== Task instructions ==
Extract the records below word for word and ignore the images.

== Data to process ==

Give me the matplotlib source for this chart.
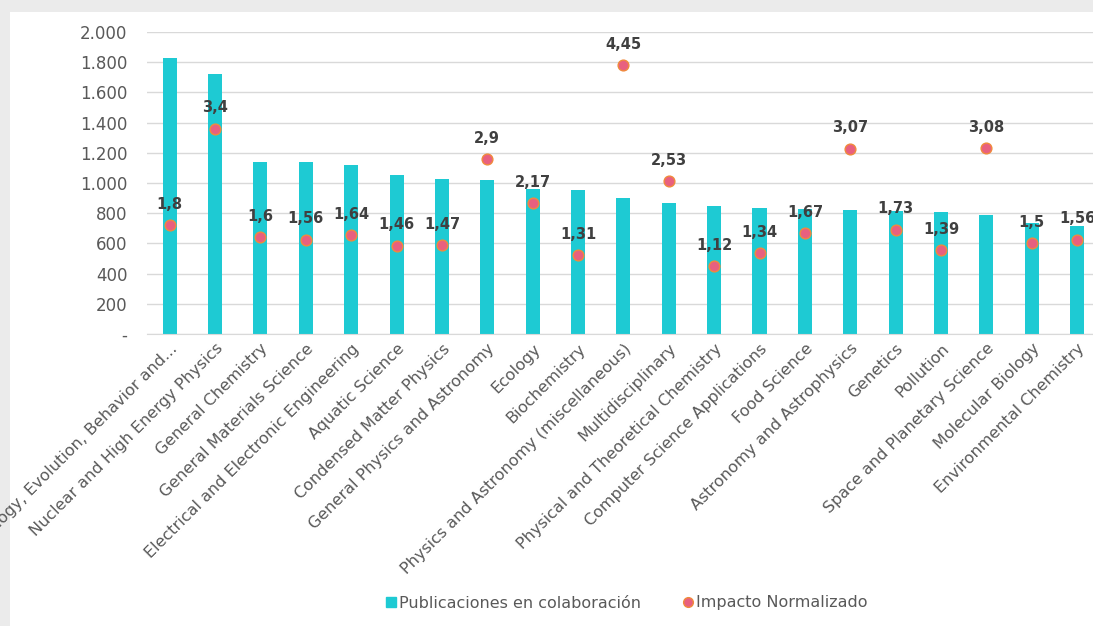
import matplotlib
matplotlib.use('Agg')
from matplotlib import pyplot as plt
from matplotlib.patches import Rectangle
from matplotlib.ticker import FuncFormatter
from matplotlib.lines import Line2D

CATEGORIES = [
    'Ecology, Evolution, Behavior and...',
    'Nuclear and High Energy Physics',
    'General Chemistry',
    'General Materials Science',
    'Electrical and Electronic Engineering',
    'Aquatic Science',
    'Condensed Matter Physics',
    'General Physics and Astronomy',
    'Ecology',
    'Biochemistry',
    'Physics and Astronomy (miscellaneous)',
    'Multidisciplinary',
    'Physical and Theoretical Chemistry',
    'Computer Science Applications',
    'Food Science',
    'Astronomy and Astrophysics',
    'Genetics',
    'Pollution',
    'Space and Planetary Science',
    'Molecular Biology',
    'Environmental Chemistry',
]
PUBLICACIONES = [1830, 1722, 1142, 1137, 1117, 1050, 1025, 1020, 960, 952,
                 900, 865, 850, 832, 830, 820, 815, 810, 785, 735, 712]
IMPACTO = [1.8, 3.4, 1.6, 1.56, 1.64, 1.46, 1.47, 2.9, 2.17, 1.31,
           4.45, 2.53, 1.12, 1.34, 1.67, 3.07, 1.73, 1.39, 3.08, 1.5, 1.56]

BAR_COLOR = '#1ECAD3'
DOT_COLOR = '#E8607F'
DOT_EDGE = '#F08A3C'
TEXT_GRAY = '#595959'

plt.rcParams['font.family'] = ['DejaVu Sans']

fig = plt.figure(figsize=(10.93, 6.26), dpi=100)
fig.patch.set_facecolor('#EBEBEB')
fig.patches.append(Rectangle((10 / 1093, 0), 1, 1 - 12 / 626, transform=fig.transFigure,
                             facecolor='white', edgecolor='none', zorder=-10))

ax = fig.add_axes([147 / 1093, 1 - 334 / 626, 1 - 147 / 1093, (334 - 32) / 626])
ax.set_facecolor('none')
x = list(range(len(CATEGORIES)))
ax.bar(x, PUBLICACIONES, width=0.31, color=BAR_COLOR, zorder=2)
ax.set_xlim(-0.5, 20.35)
ax.set_ylim(0, 2000)
ax.set_yticks(range(0, 2001, 200))
ax.yaxis.set_major_formatter(FuncFormatter(
    lambda v, p: '-' if v == 0 else f'{int(v):,}'.replace(',', '.')))
ax.grid(axis='y', color='#D9D9D9', linewidth=1, zorder=0)
for s in ['top', 'right', 'left']:
    ax.spines[s].set_visible(False)
ax.spines['bottom'].set_color('#D9D9D9')
ax.tick_params(axis='y', length=0, pad=14, labelsize=12, labelcolor=TEXT_GRAY)
ax.tick_params(axis='x', length=0, pad=5, labelsize=11.5, labelcolor=TEXT_GRAY)
ax.set_xticks(x)
ax.set_xticklabels(CATEGORIES, rotation=45, ha='right', rotation_mode='anchor')

ax2 = ax.twinx()
ax2.set_ylim(0, 5)
ax2.axis('off')
ax2.scatter(x, IMPACTO, s=60, color=DOT_COLOR, edgecolors=DOT_EDGE, linewidths=1, zorder=3)
for xi, v in zip(x, IMPACTO):
    ax2.annotate(f'{v:g}'.replace('.', ','), (xi, v), xytext=(0, 15), textcoords='offset points',
                 ha='center', va='center', fontsize=10.5, fontweight='bold', color='#404040')

handles = [
    Line2D([], [], marker='s', linestyle='none', markersize=7, color=BAR_COLOR),
    Line2D([], [], marker='o', linestyle='none', markersize=7, markerfacecolor=DOT_COLOR,
           markeredgecolor=DOT_EDGE),
]
fig.legend(handles, ['Publicaciones en colaboración', 'Impacto Normalizado'],
           loc='center', bbox_to_anchor=(626 / 1093, 1 - 603 / 626), ncol=2, frameon=False,
           fontsize=11.5, labelcolor=TEXT_GRAY, handletextpad=0.1, columnspacing=2.5,
           handlelength=0.8)

fig.savefig('out.png', dpi=100)
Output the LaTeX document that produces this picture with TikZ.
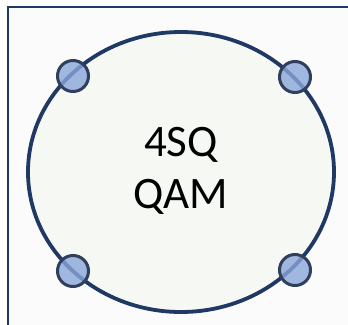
\documentclass[tikz,border=0pt]{standalone}
\usepackage{fontspec}
\setmainfont{Carlito}
\definecolor{navy}{HTML}{1F3864}
\definecolor{ringline}{HTML}{2F3F5C}
\definecolor{dotfill}{HTML}{8AA6DA}
\definecolor{discfill}{HTML}{F6F8F3}
\definecolor{pagebg}{HTML}{FBFBFB}
\tikzset{
  frame/.style={draw=navy, line width=2.8pt},
  disc/.style={draw=navy, line width=3.8pt, fill=discfill},
  point/.style={circle, draw=ringline, line width=3pt, fill=dotfill, fill opacity=0.8, minimum size=31pt, inner sep=0pt},
  caption/.style={font=\fontsize{45}{52}\selectfont, align=center, text=black}
}
\begin{document}
\begin{tikzpicture}[x=1pt, y=-1pt]
  \useasboundingbox (0,0) rectangle (348,324);
  \fill[white] (0,0) rectangle (348,324);
  % framing panel, running off the right and bottom edges
  \fill[pagebg] (8,7) rectangle (360,340);
  \draw[frame] (8,340) -- (8,7) -- (360,7);
  % constellation boundary
  \draw[disc] (181,172) ellipse [x radius=153, y radius=140];
  \node[caption] (label) at (181,171) {4SQ\\QAM};
  % constellation points
  \node[point] (p1) at (73,76) {};
  \node[point] (p2) at (295,77) {};
  \node[point] (p3) at (73,271) {};
  \node[point] (p4) at (295,270) {};
\end{tikzpicture}
\end{document}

== Solution ==
Give me the matplotlib source for this chart.
import matplotlib
matplotlib.use('Agg')
from matplotlib import pyplot as plt
from matplotlib.patches import Rectangle
from matplotlib.ticker import FuncFormatter
from matplotlib.lines import Line2D

CATEGORIES = [
    'Ecology, Evolution, Behavior and...',
    'Nuclear and High Energy Physics',
    'General Chemistry',
    'General Materials Science',
    'Electrical and Electronic Engineering',
    'Aquatic Science',
    'Condensed Matter Physics',
    'General Physics and Astronomy',
    'Ecology',
    'Biochemistry',
    'Physics and Astronomy (miscellaneous)',
    'Multidisciplinary',
    'Physical and Theoretical Chemistry',
    'Computer Science Applications',
    'Food Science',
    'Astronomy and Astrophysics',
    'Genetics',
    'Pollution',
    'Space and Planetary Science',
    'Molecular Biology',
    'Environmental Chemistry',
]
PUBLICACIONES = [1830, 1722, 1142, 1137, 1117, 1050, 1025, 1020, 960, 952,
                 900, 865, 850, 832, 830, 820, 815, 810, 785, 735, 712]
IMPACTO = [1.8, 3.4, 1.6, 1.56, 1.64, 1.46, 1.47, 2.9, 2.17, 1.31,
           4.45, 2.53, 1.12, 1.34, 1.67, 3.07, 1.73, 1.39, 3.08, 1.5, 1.56]

BAR_COLOR = '#1ECAD3'
DOT_COLOR = '#E8607F'
DOT_EDGE = '#F08A3C'
TEXT_GRAY = '#595959'

plt.rcParams['font.family'] = ['DejaVu Sans']

fig = plt.figure(figsize=(10.93, 6.26), dpi=100)
fig.patch.set_facecolor('#EBEBEB')
fig.patches.append(Rectangle((10 / 1093, 0), 1, 1 - 12 / 626, transform=fig.transFigure,
                             facecolor='white', edgecolor='none', zorder=-10))

ax = fig.add_axes([147 / 1093, 1 - 334 / 626, 1 - 147 / 1093, (334 - 32) / 626])
ax.set_facecolor('none')
x = list(range(len(CATEGORIES)))
ax.bar(x, PUBLICACIONES, width=0.31, color=BAR_COLOR, zorder=2)
ax.set_xlim(-0.5, 20.35)
ax.set_ylim(0, 2000)
ax.set_yticks(range(0, 2001, 200))
ax.yaxis.set_major_formatter(FuncFormatter(
    lambda v, p: '-' if v == 0 else f'{int(v):,}'.replace(',', '.')))
ax.grid(axis='y', color='#D9D9D9', linewidth=1, zorder=0)
for s in ['top', 'right', 'left']:
    ax.spines[s].set_visible(False)
ax.spines['bottom'].set_color('#D9D9D9')
ax.tick_params(axis='y', length=0, pad=14, labelsize=12, labelcolor=TEXT_GRAY)
ax.tick_params(axis='x', length=0, pad=5, labelsize=11.5, labelcolor=TEXT_GRAY)
ax.set_xticks(x)
ax.set_xticklabels(CATEGORIES, rotation=45, ha='right', rotation_mode='anchor')

ax2 = ax.twinx()
ax2.set_ylim(0, 5)
ax2.axis('off')
ax2.scatter(x, IMPACTO, s=60, color=DOT_COLOR, edgecolors=DOT_EDGE, linewidths=1, zorder=3)
for xi, v in zip(x, IMPACTO):
    ax2.annotate(f'{v:g}'.replace('.', ','), (xi, v), xytext=(0, 15), textcoords='offset points',
                 ha='center', va='center', fontsize=10.5, fontweight='bold', color='#404040')

handles = [
    Line2D([], [], marker='s', linestyle='none', markersize=7, color=BAR_COLOR),
    Line2D([], [], marker='o', linestyle='none', markersize=7, markerfacecolor=DOT_COLOR,
           markeredgecolor=DOT_EDGE),
]
fig.legend(handles, ['Publicaciones en colaboración', 'Impacto Normalizado'],
           loc='center', bbox_to_anchor=(626 / 1093, 1 - 603 / 626), ncol=2, frameon=False,
           fontsize=11.5, labelcolor=TEXT_GRAY, handletextpad=0.1, columnspacing=2.5,
           handlelength=0.8)

fig.savefig('out.png', dpi=100)
Output the LaTeX document that produces this picture with TikZ.
\documentclass[tikz,border=0pt]{standalone}
\usepackage{fontspec}
\setmainfont{Carlito}
\definecolor{navy}{HTML}{1F3864}
\definecolor{ringline}{HTML}{2F3F5C}
\definecolor{dotfill}{HTML}{8AA6DA}
\definecolor{discfill}{HTML}{F6F8F3}
\definecolor{pagebg}{HTML}{FBFBFB}
\tikzset{
  frame/.style={draw=navy, line width=2.8pt},
  disc/.style={draw=navy, line width=3.8pt, fill=discfill},
  point/.style={circle, draw=ringline, line width=3pt, fill=dotfill, fill opacity=0.8, minimum size=31pt, inner sep=0pt},
  caption/.style={font=\fontsize{45}{52}\selectfont, align=center, text=black}
}
\begin{document}
\begin{tikzpicture}[x=1pt, y=-1pt]
  \useasboundingbox (0,0) rectangle (348,324);
  \fill[white] (0,0) rectangle (348,324);
  % framing panel, running off the right and bottom edges
  \fill[pagebg] (8,7) rectangle (360,340);
  \draw[frame] (8,340) -- (8,7) -- (360,7);
  % constellation boundary
  \draw[disc] (181,172) ellipse [x radius=153, y radius=140];
  \node[caption] (label) at (181,171) {4SQ\\QAM};
  % constellation points
  \node[point] (p1) at (73,76) {};
  \node[point] (p2) at (295,77) {};
  \node[point] (p3) at (73,271) {};
  \node[point] (p4) at (295,270) {};
\end{tikzpicture}
\end{document}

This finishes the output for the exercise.